- **THE TASK**
For each line below that includes the word "matplotlib", make a copy.

- **MATERIAL**
↓
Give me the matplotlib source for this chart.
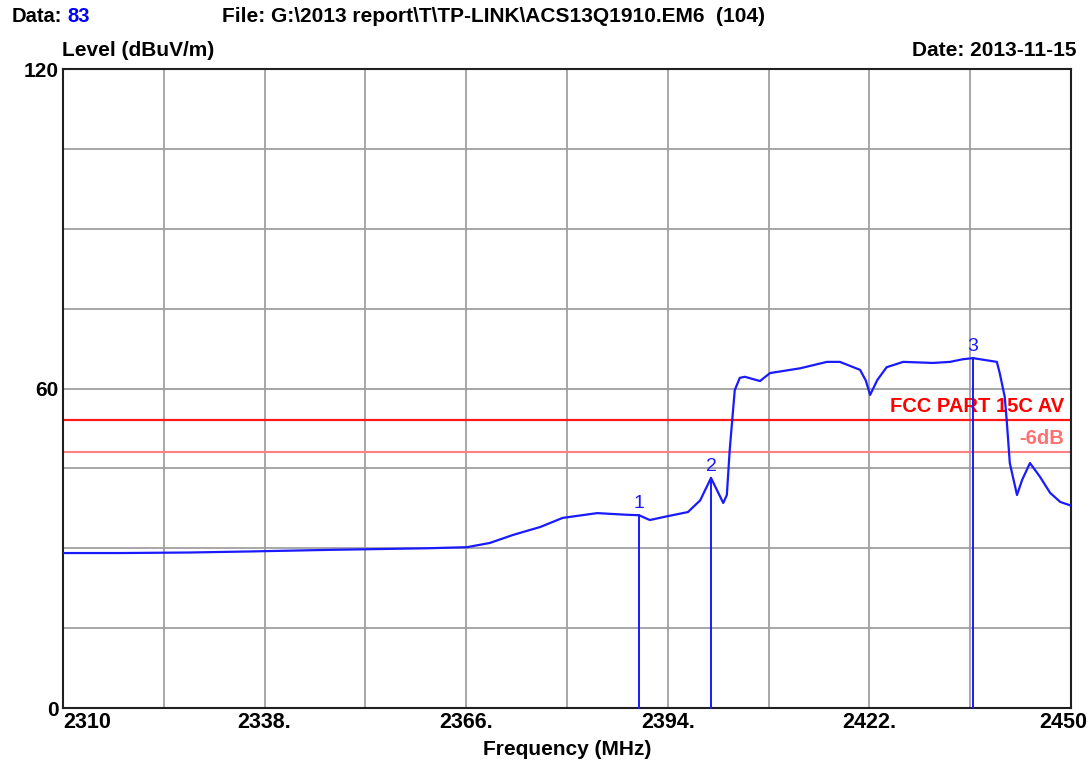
import matplotlib
matplotlib.use("Agg")
import matplotlib.pyplot as plt
import matplotlib.transforms as mtransforms

# Spectrum trace (frequency in MHz, level in dBuV/m)
freq = [2310.0, 2317.9, 2327.6, 2336.0, 2347.1, 2360.7, 2366.1, 2369.3, 2372.5,
        2376.3, 2379.4, 2384.2, 2388.1, 2390.0, 2391.5, 2393.9, 2396.8, 2398.5,
        2400.0, 2400.8, 2401.7, 2402.2, 2402.6, 2403.3, 2404.0, 2404.7, 2406.8,
        2408.2, 2412.4, 2416.1, 2417.9, 2420.7, 2421.5, 2422.1, 2423.1, 2424.4,
        2426.7, 2430.8, 2433.2, 2435.0, 2436.4, 2439.7, 2440.1, 2440.8, 2441.1,
        2441.5, 2442.5, 2443.2, 2444.3, 2445.7, 2447.1, 2448.5, 2450.0]
level = [29.1, 29.1, 29.2, 29.4, 29.7, 30.0, 30.2, 31.0, 32.5,
         34.0, 35.7, 36.6, 36.3, 36.2, 35.3, 36.0, 36.8, 39.0,
         43.2, 41.0, 38.5, 40.0, 48.5, 59.7, 62.0, 62.2, 61.4,
         62.9, 63.8, 65.0, 65.0, 63.5, 61.5, 58.8, 61.6, 64.0,
         65.0, 64.8, 65.0, 65.5, 65.7, 65.0, 62.9, 58.4, 53.5,
         46.0, 40.0, 42.8, 46.0, 43.4, 40.4, 38.7, 38.0]

# Markers
marker_ids = ["1", "2", "3"]
marker_freq = [2390.0, 2400.0, 2436.4]
marker_level = [36.2, 43.2, 65.7]

# Limit lines
limit_av = 54.0
limit_margin = 48.0
limit_labels = ["FCC PART 15C AV", "-6dB"]

# Axis ticks
x_ticks = [2310, 2324, 2338, 2352, 2366, 2380, 2394, 2408, 2422, 2436, 2450]
x_tick_labels = ["2310", "", "2338.", "", "2366.", "", "2394.", "", "2422.", "", "2450"]
y_ticks = [0, 15, 30, 45, 60, 75, 90, 105, 120]
y_tick_labels = ["0", "", "", "", "60", "", "", "", "120"]

BLUE = "#1a1aff"
FONT = "Liberation Sans"

fig = plt.figure(figsize=(10.89, 7.64), dpi=100)
ax = fig.add_axes([63 / 1089, 56 / 764, 1008 / 1089, 639 / 764])

ax.set_xlim(2310, 2450)
ax.set_ylim(0, 120)
ax.set_xticks(x_ticks)
ax.set_yticks(y_ticks)
ax.set_xticklabels(x_tick_labels, fontname=FONT, fontweight="bold", fontsize=15.5)
ax.set_yticklabels(y_tick_labels, fontname=FONT, fontweight="bold", fontsize=15)
ax.tick_params(length=0, pad=3)
xt = ax.get_xticklabels()
xt[0].set_ha("left")
xt[-1].set_ha("center")
xt[-1].set_transform(xt[-1].get_transform() +
                     mtransforms.ScaledTranslation(-8 / 100, 0, fig.dpi_scale_trans))
ax.grid(True, color="#a0a0a0", lw=1.3)
ax.set_axisbelow(True)
for s in ax.spines.values():
    s.set_color("#202020")
    s.set_linewidth(1.5)

# limit lines
ax.axhline(limit_av, color="#ff1a1a", lw=1.6, zorder=2)
ax.axhline(limit_margin, color="#ff8080", lw=1.5, zorder=2)
ax.text(2449, limit_av + 2.6, limit_labels[0], color="#ff0000", ha="right", va="center",
        fontname=FONT, fontweight="bold", fontsize=14.5)
ax.text(2449, limit_margin + 2.6, limit_labels[1], color="#ff7070", ha="right", va="center",
        fontname=FONT, fontweight="bold", fontsize=14.5)

# trace
ax.plot(freq, level, color=BLUE, lw=1.6, zorder=3)

# markers
for mid, mf, ml in zip(marker_ids, marker_freq, marker_level):
    ax.plot([mf, mf], [0, ml], color=BLUE, lw=1.4, zorder=3, clip_on=False)
    ax.annotate(mid, (mf, ml), xytext=(0, 2), textcoords="offset points",
                ha="center", va="bottom", color=BLUE, fontname=FONT, fontsize=14)

ax.set_xlabel("Frequency (MHz)", fontname=FONT, fontweight="bold", fontsize=15, labelpad=5)

# header texts
fig.text(12 / 1089, 1 - 16 / 764, "Data:", fontname=FONT, fontweight="bold", fontsize=14.5,
         va="center", ha="left")
fig.text(67 / 1089, 1 - 16 / 764, "83", fontname=FONT, fontweight="bold", fontsize=14.5,
         va="center", ha="left", color="#0000ff")
fig.text(222 / 1089, 1 - 16 / 764, "File: G:\\2013 report\\T\\TP-LINK\\ACS13Q1910.EM6  (104)",
         fontname=FONT, fontweight="bold", fontsize=15, va="center", ha="left")
fig.text(62 / 1089, 1 - 50 / 764, "Level (dBuV/m)", fontname=FONT, fontweight="bold",
         fontsize=15, va="center", ha="left")
fig.text(1077 / 1089, 1 - 50 / 764, "Date: 2013-11-15", fontname=FONT, fontweight="bold",
         fontsize=15, va="center", ha="right")

fig.savefig("out.png", dpi=100, facecolor="white")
↑
- **THE OUTPUT**
Give me the matplotlib source for this chart.
import matplotlib
matplotlib.use("Agg")
import matplotlib.pyplot as plt
import matplotlib.transforms as mtransforms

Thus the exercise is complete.